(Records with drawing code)
________________

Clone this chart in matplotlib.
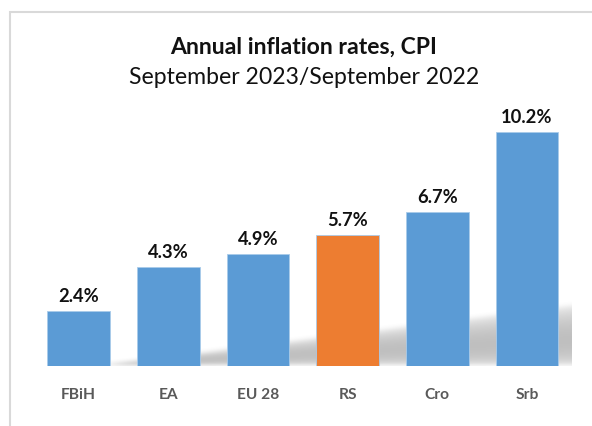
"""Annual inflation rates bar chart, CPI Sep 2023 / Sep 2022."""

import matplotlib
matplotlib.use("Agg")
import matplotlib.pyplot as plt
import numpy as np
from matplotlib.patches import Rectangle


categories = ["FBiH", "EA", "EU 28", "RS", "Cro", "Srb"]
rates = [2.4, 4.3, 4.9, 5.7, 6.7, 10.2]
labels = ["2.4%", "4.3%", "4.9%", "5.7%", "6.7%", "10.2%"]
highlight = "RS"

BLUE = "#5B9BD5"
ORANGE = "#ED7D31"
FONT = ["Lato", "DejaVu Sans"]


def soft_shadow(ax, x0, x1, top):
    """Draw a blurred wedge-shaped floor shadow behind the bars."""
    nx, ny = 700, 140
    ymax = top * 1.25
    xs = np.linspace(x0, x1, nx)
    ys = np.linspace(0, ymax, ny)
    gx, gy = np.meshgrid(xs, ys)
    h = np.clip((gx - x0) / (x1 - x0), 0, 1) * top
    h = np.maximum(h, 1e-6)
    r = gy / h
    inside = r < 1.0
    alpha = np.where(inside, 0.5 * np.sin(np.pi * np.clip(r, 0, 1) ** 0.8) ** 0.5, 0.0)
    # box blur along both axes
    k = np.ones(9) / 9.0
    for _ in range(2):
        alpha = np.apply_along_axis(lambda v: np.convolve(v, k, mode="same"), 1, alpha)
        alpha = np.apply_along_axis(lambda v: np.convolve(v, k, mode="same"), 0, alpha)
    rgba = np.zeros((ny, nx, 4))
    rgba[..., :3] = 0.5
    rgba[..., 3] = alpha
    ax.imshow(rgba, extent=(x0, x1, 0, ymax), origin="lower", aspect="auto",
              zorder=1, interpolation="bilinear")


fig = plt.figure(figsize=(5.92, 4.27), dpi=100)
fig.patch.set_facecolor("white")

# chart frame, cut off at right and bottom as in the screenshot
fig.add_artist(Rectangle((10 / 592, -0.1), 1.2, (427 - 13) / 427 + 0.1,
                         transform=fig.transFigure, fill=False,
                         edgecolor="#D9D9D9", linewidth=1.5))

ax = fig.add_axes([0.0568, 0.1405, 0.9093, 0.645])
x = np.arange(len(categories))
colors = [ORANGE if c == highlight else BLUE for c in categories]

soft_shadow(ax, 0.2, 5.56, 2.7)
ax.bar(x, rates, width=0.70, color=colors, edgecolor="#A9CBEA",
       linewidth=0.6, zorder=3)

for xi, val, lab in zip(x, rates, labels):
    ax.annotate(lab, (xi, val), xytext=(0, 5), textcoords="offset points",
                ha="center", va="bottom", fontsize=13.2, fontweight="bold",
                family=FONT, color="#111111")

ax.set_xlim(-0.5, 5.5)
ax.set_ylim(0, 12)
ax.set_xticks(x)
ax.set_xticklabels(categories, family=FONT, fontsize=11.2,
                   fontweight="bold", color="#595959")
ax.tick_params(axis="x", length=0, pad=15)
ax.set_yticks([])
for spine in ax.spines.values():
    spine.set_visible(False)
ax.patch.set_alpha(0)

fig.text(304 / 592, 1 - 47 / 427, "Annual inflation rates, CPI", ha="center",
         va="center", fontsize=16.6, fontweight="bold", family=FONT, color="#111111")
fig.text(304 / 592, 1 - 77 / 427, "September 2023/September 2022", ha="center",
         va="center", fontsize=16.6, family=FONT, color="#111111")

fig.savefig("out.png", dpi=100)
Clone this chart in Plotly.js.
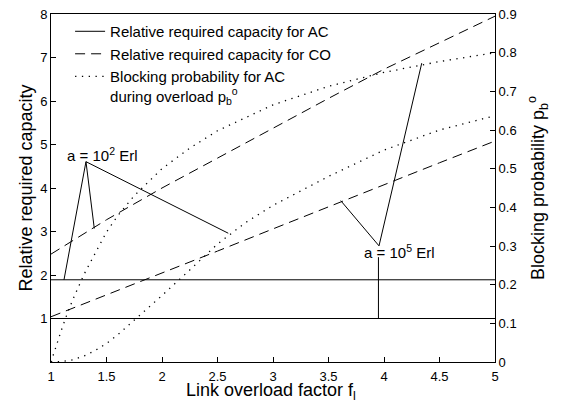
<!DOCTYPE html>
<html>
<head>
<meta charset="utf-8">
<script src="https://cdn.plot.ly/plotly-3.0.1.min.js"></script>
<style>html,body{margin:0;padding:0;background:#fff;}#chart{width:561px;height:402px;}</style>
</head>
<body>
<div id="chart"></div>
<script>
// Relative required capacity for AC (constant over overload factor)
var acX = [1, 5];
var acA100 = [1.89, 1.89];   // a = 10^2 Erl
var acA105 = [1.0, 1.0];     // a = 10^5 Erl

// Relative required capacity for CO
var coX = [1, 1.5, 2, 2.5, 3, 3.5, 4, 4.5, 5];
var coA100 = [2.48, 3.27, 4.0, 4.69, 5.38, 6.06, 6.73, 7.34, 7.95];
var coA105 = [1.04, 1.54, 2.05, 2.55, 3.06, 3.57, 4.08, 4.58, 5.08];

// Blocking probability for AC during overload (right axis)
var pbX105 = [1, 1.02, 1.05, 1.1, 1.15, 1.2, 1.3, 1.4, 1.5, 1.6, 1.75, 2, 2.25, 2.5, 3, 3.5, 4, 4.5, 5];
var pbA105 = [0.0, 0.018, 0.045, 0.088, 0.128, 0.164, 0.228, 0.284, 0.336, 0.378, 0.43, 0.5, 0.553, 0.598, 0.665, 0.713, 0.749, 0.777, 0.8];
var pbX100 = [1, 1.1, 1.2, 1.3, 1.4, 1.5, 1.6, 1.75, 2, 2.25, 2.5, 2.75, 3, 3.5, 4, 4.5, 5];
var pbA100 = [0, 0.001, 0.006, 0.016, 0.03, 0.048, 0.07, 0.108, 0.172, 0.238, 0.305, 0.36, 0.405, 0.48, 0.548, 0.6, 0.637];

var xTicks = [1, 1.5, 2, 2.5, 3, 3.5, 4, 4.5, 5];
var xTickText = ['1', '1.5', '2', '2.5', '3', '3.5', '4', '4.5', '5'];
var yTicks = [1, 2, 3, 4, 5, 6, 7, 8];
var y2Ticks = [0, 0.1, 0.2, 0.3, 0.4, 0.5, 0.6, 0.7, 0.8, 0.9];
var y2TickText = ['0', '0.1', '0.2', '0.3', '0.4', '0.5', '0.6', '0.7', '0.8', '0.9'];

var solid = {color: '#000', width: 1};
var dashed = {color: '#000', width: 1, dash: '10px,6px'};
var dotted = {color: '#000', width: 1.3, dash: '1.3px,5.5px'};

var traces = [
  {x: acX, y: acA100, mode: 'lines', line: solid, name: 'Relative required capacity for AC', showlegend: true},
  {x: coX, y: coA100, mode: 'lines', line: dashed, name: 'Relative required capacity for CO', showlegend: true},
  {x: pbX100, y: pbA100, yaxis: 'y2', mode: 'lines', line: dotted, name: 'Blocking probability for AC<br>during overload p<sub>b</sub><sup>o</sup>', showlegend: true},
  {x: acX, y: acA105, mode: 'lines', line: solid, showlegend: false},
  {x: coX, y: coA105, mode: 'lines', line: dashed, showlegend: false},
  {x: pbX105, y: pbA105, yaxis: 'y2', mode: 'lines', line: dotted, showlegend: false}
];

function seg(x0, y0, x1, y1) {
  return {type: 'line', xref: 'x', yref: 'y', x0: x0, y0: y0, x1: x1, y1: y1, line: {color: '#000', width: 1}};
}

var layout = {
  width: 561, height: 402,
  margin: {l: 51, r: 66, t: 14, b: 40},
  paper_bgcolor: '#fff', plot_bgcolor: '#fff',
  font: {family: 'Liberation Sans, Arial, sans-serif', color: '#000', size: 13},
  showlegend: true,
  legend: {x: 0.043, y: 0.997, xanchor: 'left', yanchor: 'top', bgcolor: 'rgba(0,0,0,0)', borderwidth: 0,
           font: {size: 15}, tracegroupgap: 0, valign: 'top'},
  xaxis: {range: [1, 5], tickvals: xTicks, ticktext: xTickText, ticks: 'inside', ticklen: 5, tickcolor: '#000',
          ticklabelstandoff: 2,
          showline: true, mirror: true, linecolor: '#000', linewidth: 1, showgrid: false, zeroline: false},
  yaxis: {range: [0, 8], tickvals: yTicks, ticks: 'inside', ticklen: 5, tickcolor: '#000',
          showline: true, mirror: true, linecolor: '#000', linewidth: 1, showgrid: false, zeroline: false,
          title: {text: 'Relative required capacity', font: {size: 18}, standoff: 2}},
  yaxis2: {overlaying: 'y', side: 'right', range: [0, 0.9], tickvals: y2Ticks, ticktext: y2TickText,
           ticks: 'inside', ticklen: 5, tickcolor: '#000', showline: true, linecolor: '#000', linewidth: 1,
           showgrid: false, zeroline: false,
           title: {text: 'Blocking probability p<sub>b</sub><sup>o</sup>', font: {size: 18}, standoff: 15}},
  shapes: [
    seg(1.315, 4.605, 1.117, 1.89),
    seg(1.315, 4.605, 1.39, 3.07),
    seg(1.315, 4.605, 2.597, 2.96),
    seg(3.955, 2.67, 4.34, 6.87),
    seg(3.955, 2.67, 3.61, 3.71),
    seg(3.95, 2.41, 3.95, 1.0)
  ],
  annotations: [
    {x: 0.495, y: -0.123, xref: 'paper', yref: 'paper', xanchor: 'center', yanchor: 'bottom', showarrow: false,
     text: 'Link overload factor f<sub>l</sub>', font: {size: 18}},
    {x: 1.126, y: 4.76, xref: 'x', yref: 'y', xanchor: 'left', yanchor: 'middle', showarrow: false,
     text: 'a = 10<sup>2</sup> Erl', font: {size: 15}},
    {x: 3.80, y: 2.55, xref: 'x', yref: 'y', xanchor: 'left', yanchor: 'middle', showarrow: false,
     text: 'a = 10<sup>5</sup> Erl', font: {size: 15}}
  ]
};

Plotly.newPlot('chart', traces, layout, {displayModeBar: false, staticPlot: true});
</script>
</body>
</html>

________________

**GIVEN EXERCISE**
The first line to copy holds "Clone this chart in Plotly.js.", and the last holds "0.548, 0.6, 0.637];". Copy them and the lines between exactly, leaving out pictures.

**SOLUTION TO THE PROBLEM**
Clone this chart in Plotly.js.
<!DOCTYPE html>
<html>
<head>
<meta charset="utf-8">
<script src="https://cdn.plot.ly/plotly-3.0.1.min.js"></script>
<style>html,body{margin:0;padding:0;background:#fff;}#chart{width:561px;height:402px;}</style>
</head>
<body>
<div id="chart"></div>
<script>
// Relative required capacity for AC (constant over overload factor)
var acX = [1, 5];
var acA100 = [1.89, 1.89];   // a = 10^2 Erl
var acA105 = [1.0, 1.0];     // a = 10^5 Erl

// Relative required capacity for CO
var coX = [1, 1.5, 2, 2.5, 3, 3.5, 4, 4.5, 5];
var coA100 = [2.48, 3.27, 4.0, 4.69, 5.38, 6.06, 6.73, 7.34, 7.95];
var coA105 = [1.04, 1.54, 2.05, 2.55, 3.06, 3.57, 4.08, 4.58, 5.08];

// Blocking probability for AC during overload (right axis)
var pbX105 = [1, 1.02, 1.05, 1.1, 1.15, 1.2, 1.3, 1.4, 1.5, 1.6, 1.75, 2, 2.25, 2.5, 3, 3.5, 4, 4.5, 5];
var pbA105 = [0.0, 0.018, 0.045, 0.088, 0.128, 0.164, 0.228, 0.284, 0.336, 0.378, 0.43, 0.5, 0.553, 0.598, 0.665, 0.713, 0.749, 0.777, 0.8];
var pbX100 = [1, 1.1, 1.2, 1.3, 1.4, 1.5, 1.6, 1.75, 2, 2.25, 2.5, 2.75, 3, 3.5, 4, 4.5, 5];
var pbA100 = [0, 0.001, 0.006, 0.016, 0.03, 0.048, 0.07, 0.108, 0.172, 0.238, 0.305, 0.36, 0.405, 0.48, 0.548, 0.6, 0.637];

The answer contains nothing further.